Fried chicken for sale at a price that consumers can afford is
the street vendors' main selling point. Most of their customers
are from the middle class and low-income bracket, who have been
unable to cope with the price increases at fast food restaurants
during the economic crisis (prior to the crisis, a piece of fried
chicken in restaurants was about Rp 2,000).

"What's important is that it is affordable to the buyers,"
said Tasiman who sells fried chicken near the railway station at
Kranji, Bekasi.

Fried Jhiken

They get their message across about what they have to offer in
sometimes garbled English -- Fried Jhiken, Fried Chiken, Fred
Chiken and Frid Chiken -- stamped on the glass fronts of their
handcarts. There might be misspellings, but the buyers know what
they mean.

Selling fried chicken is a simpler profession than hawking
other types of food, vendors said.

"Particularly when compared to Soto Ayam (chicken soup), Bubur
Ayam (chicken porridge) and chicken satay," said Mardiono, the
owner of three fried chicken handcarts, who has been in the
business for several months.

He said start-up costs for the business were about Rp 2.5
million. It covered the handcart (Rp 500,000), a kerosene burner
and pump (Rp 750,000); a frying pan (between Rp 50,000 and Rp
75,000); plus Rp 25,000 for other small equipment, like pails.

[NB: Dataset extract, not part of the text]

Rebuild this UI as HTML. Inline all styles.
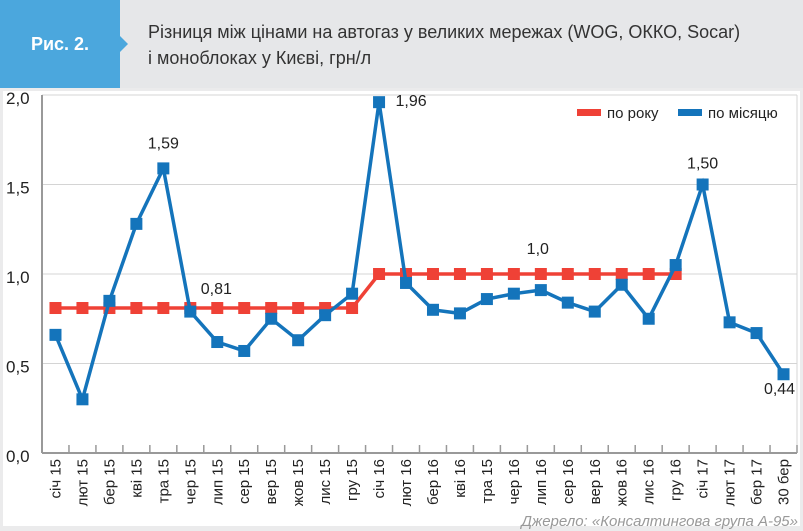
<!DOCTYPE html>
<html><head><meta charset="utf-8"><style>
body{margin:0;width:803px;height:531px;background:#ebebec;font-family:"Liberation Sans",sans-serif;overflow:hidden;position:relative}
#hdr{position:absolute;left:0;top:0;width:803px;height:88px;background:#e6e7e9}
#tag{position:absolute;left:0;top:0;width:120px;height:88px;background:#4ba7dd;color:#fff;font-weight:bold;font-size:18px;line-height:88px;text-align:center}
#arrow{position:absolute;left:120px;top:36px;width:0;height:0;border-top:8px solid transparent;border-bottom:8px solid transparent;border-left:8px solid #4ba7dd}
#title{position:absolute;left:148px;top:19px;font-size:18px;line-height:26px;color:#333}
#panel{position:absolute;left:3px;top:91px;width:797px;height:435px;background:#fff}
</style></head><body>
<div id="hdr"></div>
<div id="tag">Рис. 2.</div>
<div id="arrow"></div>
<div id="title">Різниця між цінами на автогаз у великих мережах (WOG, ОККО, Socar)<br>і моноблоках у Києві, грн/л</div>
<div id="panel"></div>
<svg id="chart" width="803" height="531" style="position:absolute;left:0;top:0"></svg>
<script>
const categories=["січ 15","лют 15","бер 15","кві 15","тра 15","чер 15","лип 15","сер 15","вер 15","жов 15","лис 15","гру 15","січ 16","лют 16","бер 16","кві 16","тра 15","чер 16","лип 16","сер 16","вер 16","жов 16","лис 16","гру 16","січ 17","лют 17","бер 17","30 бер"];
const monthly=[0.66,0.30,0.85,1.28,1.59,0.79,0.62,0.57,0.75,0.63,0.77,0.89,1.96,0.95,0.80,0.78,0.86,0.89,0.91,0.84,0.79,0.94,0.75,1.05,1.50,0.73,0.67,0.44];
const yearly=[0.81,0.81,0.81,0.81,0.81,0.81,0.81,0.81,0.81,0.81,0.81,0.81,1.0,1.0,1.0,1.0,1.0,1.0,1.0,1.0,1.0,1.0,1.0,1.0];
const yTicks=[0,0.5,1.0,1.5,2.0];
const yTickLabels=["0,0","0,5","1,0","1,5","2,0"];
const annotations=[[4,"1,59",0,-20],[12,"1,96",32,4],[24,"1,50",0,-16],[27,"0,44",-4,20],[5,"0,81",26,-14],[19,"1,0",-30,-20]];
const NS="http://www.w3.org/2000/svg";
const svg=document.getElementById('chart');
const L=42,R=797,T=95,B=453;
const step=(R-L)/categories.length;
const x=i=>L+step*(i+0.5);
const y=v=>B-(v/2)*(B-T);
function mk(t,a){const e=document.createElementNS(NS,t);for(const k in a)e.setAttribute(k,a[k]);svg.appendChild(e);return e;}
yTicks.forEach((v,i)=>{
  const g=mk('line',{x1:L,x2:R,y1:y(v),y2:y(v),stroke:i==0?'#999':'#d4d4d4','stroke-width':i==0?2:1});
  
  
  const t=mk('text',{x:6,y:y(v)+9,'font-size':17,fill:'#222','font-family':'Liberation Sans'});
  t.textContent=yTickLabels[i];
  
  
});
const ax=mk('line',{x1:L,x2:L,y1:T,y2:B,stroke:'#999','stroke-width':2});


const rb=mk('line',{x1:R,x2:R,y1:T,y2:B,stroke:'#d4d4d4','stroke-width':1});


categories.forEach((c,i)=>{
  const tk=mk('line',{x1:L+step*(i+1),x2:L+step*(i+1),y1:B-8,y2:B,stroke:'#999','stroke-width':1.5});
  
  
  const t=mk('text',{x:0,y:0,'font-size':15,fill:'#222','text-anchor':'end','font-family':'Liberation Sans',transform:`translate(${x(i)+5},${B+6}) rotate(-90)`});
  t.textContent=c;
  
  
});
function series(vals,color,name){
  const p=mk('polyline',{points:vals.map((v,i)=>x(i)+','+y(v)).join(' '),fill:'none',stroke:color,'stroke-width':3.5});
  
  
  vals.forEach((v,i)=>{
    const r=mk('rect',{x:x(i)-6,y:y(v)-6,width:12,height:12,fill:color});
    
    
  });
}
series(yearly,'#ef4136','yearly');
series(monthly,'#1474bb','monthly');
annotations.forEach(a=>{
  const arr=a[1]=="0,81"||a[1]=="1,0"?yearly:monthly;
  const t=mk('text',{x:x(a[0])+a[2],y:y(arr[a[0]])+a[3],'font-size':16,fill:'#222','text-anchor':'middle','font-family':'Liberation Sans'});
  t.textContent=a[1];
  
  
});
[[577,'#ef4136','по року'],[678,'#1474bb','по місяцю']].forEach(l=>{
  const r=mk('rect',{x:l[0],y:109,width:24,height:7,fill:l[1]});
  
  
  const t=mk('text',{x:l[0]+30,y:118,'font-size':15,fill:'#222','font-family':'Liberation Sans'});
  t.textContent=l[2];
  
  
});
const s=mk('text',{x:798,y:526,'font-size':15,fill:'#999','font-style':'italic','text-anchor':'end','font-family':'Liberation Sans'});
s.textContent='Джерело: «Консалтингова група А-95»';


</script>
</body></html>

He marinates his fried chicken in salted sago juice; other
vendors use a mixture of water, milk and egg. The marinades are
used to plump up the chicken before it is covered in spices and
fried.

Not chicken feed

Most street vendors go it alone, performing all the tasks
themselves, in contrast to fast food restaurants with their
retinue of counter and kitchen workers.

The profit is not chicken feed either. A broiler, costing
between Rp 7,000 and Rp 10,000, can bring in about a 40 percent
profit.

Vendors have taken up potentially lucrative spots near
shopping centers and malls and, inevitably, it has led to
competition. There are price wars and the adoption of various
business strategies among the vendors to win over fried chicken
lovers.

"The most determining factor is the bumbu (cooking spices),"
said Agus, the owner of Fried Chicken on Jl. Gelora, Central
Jakarta.

He was willing to pay for the secret to success. He paid a
friend Rp 1.5 million for a recipe for the spices, which the
friend said he obtained for Rp 2 million from a cook at a famous
fried chicken restaurant.

"If the recipe is not the right one, it may have a different
aroma and taste," explained Agus.

"The taste is not bad, as I still can smell the Kentucky Fried
Chicken aroma," commented Wati, a mother of three, who was
returning home from her job as an elementary school teacher. She
is satisfied by the presence of the vendors of "Kentucky", which
is what many people call the street vendors.

Some of the street vendors sell their chicken at a higher
price; one operating in the Jabotabek area sells pieces of chest,
wing and thigh for Rp 3,000, Rp 2,000 and Rp 2,500 respectively.

The appearance of the street vendors has not ruffled the
feathers of established fried chicken establishments like KFC.

"We have our specific recipe which our clients love," said KFC
brand manager Priscilla P. Handajani.

Yet the street fried chicken vendors have found their own
niche market among people who love their chicken but do not want
to fork out a lot of hard-earned rupiah.

It also provides some formerly unemployed people with much
needed work. While fast food restaurants require their workers to
have a high school diploma, street vendors only need some cash
and a bit of pluck to start up their business.